Delivered Properly, A Public Apology Has An Uncanny Way of Reminding Us That ‘To Err’ Is Human… (Op-Ed)
But Donald Trump’s Fell Far Short of Humanity Sunday Night
“Indeed I did have a relationship with Miss Lewinsky that was not appropriate. In fact, it was wrong … I misled people, including even my wife. I deeply regret that.” – President Bill Clinton
“I deeply apligize.” – Alec Baldwin in a recent SNL skit in which he bears an eerie resemblance to Donald Trump, perfectly mimicking his famous frowns, retorts and snorts.
By Thomas J. Madden, Chairman and CEO, Transmedia Group
When philandering husbands and lewd-talking braggarts get caught, they face angry wives, confused children and today disenchanted voters, so their apology better ring loud and true with contrition.
Donald Trump’s apology Sunday night had a false ring to it.
It’s almost as if he apologized with a gun to his head, forcing him to own up to his lewd talk over a decade ago about groping women who couldn’t resist his star status. Trump’s apology fell short of any chance of women voters forgiving him, let alone voting for him.
Trump might as well have apologized alone, late at night in an empty locker room for all the impact it probably had on the tens of millions viewers watching him during the second presidential debate Sunday night.

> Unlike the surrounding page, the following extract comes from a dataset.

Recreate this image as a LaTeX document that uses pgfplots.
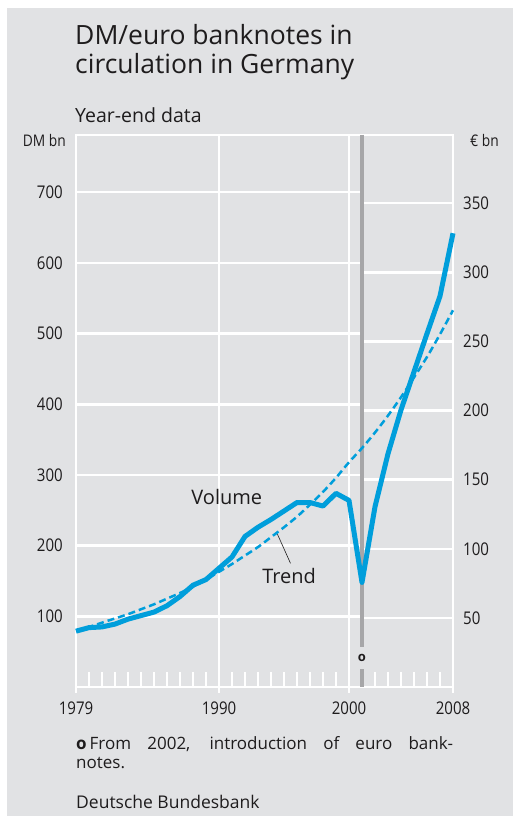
\documentclass[border=0pt]{standalone}
\usepackage{fontspec}
\setmainfont{Open Sans}
\newfontfamily\condfont[FakeStretch=0.86]{Open Sans}
\usepackage{pgfplots}
\pgfplotsset{compat=1.18}
\definecolor{bg}{RGB}{225,226,228}
\definecolor{bbblue}{RGB}{0,158,219}
\definecolor{gline}{RGB}{166,166,168}
\definecolor{txt}{RGB}{30,28,29}

\pgfplotstableread{
year vol
1979 79
1980 84
1981 85
1982 89
1983 96
1984 101
1985 106
1986 115
1987 128
1988 144
1989 152
1990 168
1991 184
1992 213
1993 226
1994 237
1995 249
1996 261
1997 261
1998 256
1999 274
2000 264
2001 148
2002 255
2003 330
2004 392
2005 446
2006 500
2007 553
2008 642
}\volume
\pgfplotstableread{
year trend
1979 80
1980 85
1981 91
1982 97
1983 103
1984 110
1985 117
1986 125
1987 133
1988 142
1989 152
1990 163
1991 174
1992 186
1993 198
1994 212
1995 226
1996 241
1997 258
1998 276
1999 296
2000 318
2001 338
2002 360
2003 384
2004 410
2005 438
2006 467
2007 499
2008 533
}\trend

\begin{document}
\begin{tikzpicture}[x=1pt,y=1pt]
\fill[white] (0,0) rectangle (515,817);
\fill[bg] (7,1) rectangle (513,809);
\node[anchor=base west, inner sep=0, font=\fontsize{26.5}{30}\selectfont, text=txt] at (75,772) {DM/euro banknotes in};
\node[anchor=base west, inner sep=0, font=\fontsize{26.5}{30}\selectfont, text=txt] at (75,743) {circulation in Germany};
\node[anchor=base west, inner sep=0, font=\fontsize{19.5}{22}\selectfont, text=txt] at (75,694) {Year-end data};
\node[anchor=base east, inner sep=0, font=\condfont\fontsize{16}{18}\selectfont, text=txt] at (66,670) {DM bn};
\node[anchor=base west, inner sep=0, font=\condfont\fontsize{16}{18}\selectfont, text=txt] at (470,670) {€ bn};

% euro axis (right)
\begin{axis}[at={(76pt,130pt)}, anchor=south west, scale only axis,
  width=377pt, height=552pt,
  xmin=1979, xmax=2008, ymin=0, ymax=399.3,
  axis y line*=right, hide x axis,
  y axis line style={draw=none},
  ytick={50,100,...,350}, ytick style={draw=none}, major tick length=0pt,
  /pgf/number format/assume math mode=true,
  yticklabel style={anchor=west, inner sep=0pt, xshift=10pt, font=\condfont\fontsize{17.5}{18}\selectfont, text=txt},
  clip=false]
\pgfplotsinvokeforeach{50,100,150,200,250,300,350}{
  \draw[white, line width=2.5pt] (axis cs:2001,#1) -- (axis cs:2008,#1);
}
\end{axis}

% DM axis (left)
\begin{axis}[at={(76pt,130pt)}, anchor=south west, scale only axis,
  width=377pt, height=552pt,
  xmin=1979, xmax=2008, ymin=0, ymax=781,
  axis line style={white, line width=2pt},
  ytick={100,200,...,700}, ytick style={draw=none},
  xtick={1979,1990,2000,2008}, xticklabels={1979,1990,2000,2008},
  xtick style={draw=none}, major tick length=0pt,
  xmajorgrids, grid style={white, line width=2.5pt},
  /pgf/number format/assume math mode=true,
  yticklabel style={anchor=east, inner sep=0pt, xshift=-13pt},
  xticklabel style={anchor=north, inner sep=0pt, yshift=-15pt},
  ticklabel style={font=\condfont\fontsize{17.5}{18}\selectfont, text=txt},
  clip=false]
\pgfplotsinvokeforeach{100,200,300,400,500,600,700}{
  \draw[white, line width=2.5pt] (axis cs:1979,#1) -- (axis cs:2001,#1);
}
\pgfplotsinvokeforeach{1980,...,2007}{
  \draw[white, line width=2pt] (axis cs:#1,0) -- ([yshift=15pt]axis cs:#1,0);
}
\pgfplotsinvokeforeach{1979,1990,2000,2008}{
  \draw[white, line width=2.5pt] (axis cs:#1,0) -- ([yshift=-6pt]axis cs:#1,0);
}
\draw[gline, line width=4pt] (axis cs:2001,781) -- (axis cs:2001,56);
\draw[gline, line width=4pt] (axis cs:2001,25) -- (axis cs:2001,0);
\node[font=\bfseries\fontsize{13}{14}\selectfont, text=txt, inner sep=0] at (axis cs:2001,40.5) {o};

\addplot[bbblue, line width=2.5pt, dash pattern=on 7pt off 4pt, smooth] table[x=year, y=trend] {\trend};
\addplot[bbblue, line width=5pt, line join=round] table[x=year, y=vol] {\volume};

\node[anchor=base, inner sep=0, font=\fontsize{20}{22}\selectfont, text=txt] at (axis cs:1990.6,258) {Volume};
\node[anchor=base, inner sep=0, font=\fontsize{20}{22}\selectfont, text=txt] at (axis cs:1995.4,146) {Trend};
\draw[txt, line width=0.6pt] (axis cs:1994.5,216) -- (axis cs:1995.5,175);
\end{axis}

\node[anchor=base west, inner sep=0, font=\fontsize{17}{19}\selectfont, text=txt] at (76,67)
  {\parbox[t]{377pt}{\textbf{o}\hspace{3pt}From 2002, introduction of euro bank-\linebreak notes.}};
\node[anchor=base west, inner sep=0, font=\fontsize{17.5}{20}\selectfont, text=txt] at (76,9) {Deutsche Bundesbank};
\end{tikzpicture}
\end{document}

You can’t apologize while shooting angry, menacing looks at your opponent, Hillary Clinton, and intermingling how her husband Bill Clinton did far worse things to women. Trump’s “apology” was a rambling, incoherent jumble of words devoid of even a trace of contrition.
Flash back to another hollow, insincere apology, August 17, 1998. That day President Clinton’s apology didn’t seem to resonate with sincerity or contrition either when he fessed up to his affair to the entire country.
President Clinton confessed to a sexual liaison with intern Monica Lewinsky, but sought to put an end to the scandal, defiantly insisting that “even presidents have private lives.” It wasn’t to be. Interest among the press, the public and even Congress ballooned over following months, leading to just the second presidential impeachment in U.S. history.
Clinton later acknowledged his original statement lacked the contrition many Americans were looking for.
Contrition! That’s what makes an apology believable.
Ironically Alec Baldwin, who plays Trump so superbly, was forced to apologize for being a bad dad in 2007 when he left a vile voicemail on his 11-year-old daughter’s phone.”
He apologized sincerely for the way he spoke to her, blaming it on the stress of his custody fight with ex-wife Kim Basinger. It was contrite and enabled Baldwin to move on.
Everyone makes mistakes, and celebrities like Baldwin and even presidents, and now candidates, for president are no exception.
One of the most effective apologies ever was the JetBlue apology in 2007— “We are truly sorry, we are deeply sorry for the anxiety, frustration and inconvenience that we caused. This is especially saddening because JetBlue was founded on the promise of bringing humanity back to air travel and making the experience of flying happier and easier for everyone who chooses to fly with us. We know we failed to deliver on this promise last week.”
Mr. Trump, instead of grimacing, looking irritated and making nasty references to the blunders of others, try to look deeply sorry as you tell women across the country:
“Fellow Americans, please forgive me. I respect women. I revere them. I hire you. I have confidence in you, and now I need you, all women, to forgive me as I’m no longer the apprentice.
I’m now going for the top job in our country, as I’m confident I can truly make America not only great again, but more tolerant, more decent, respectful, just and fair.”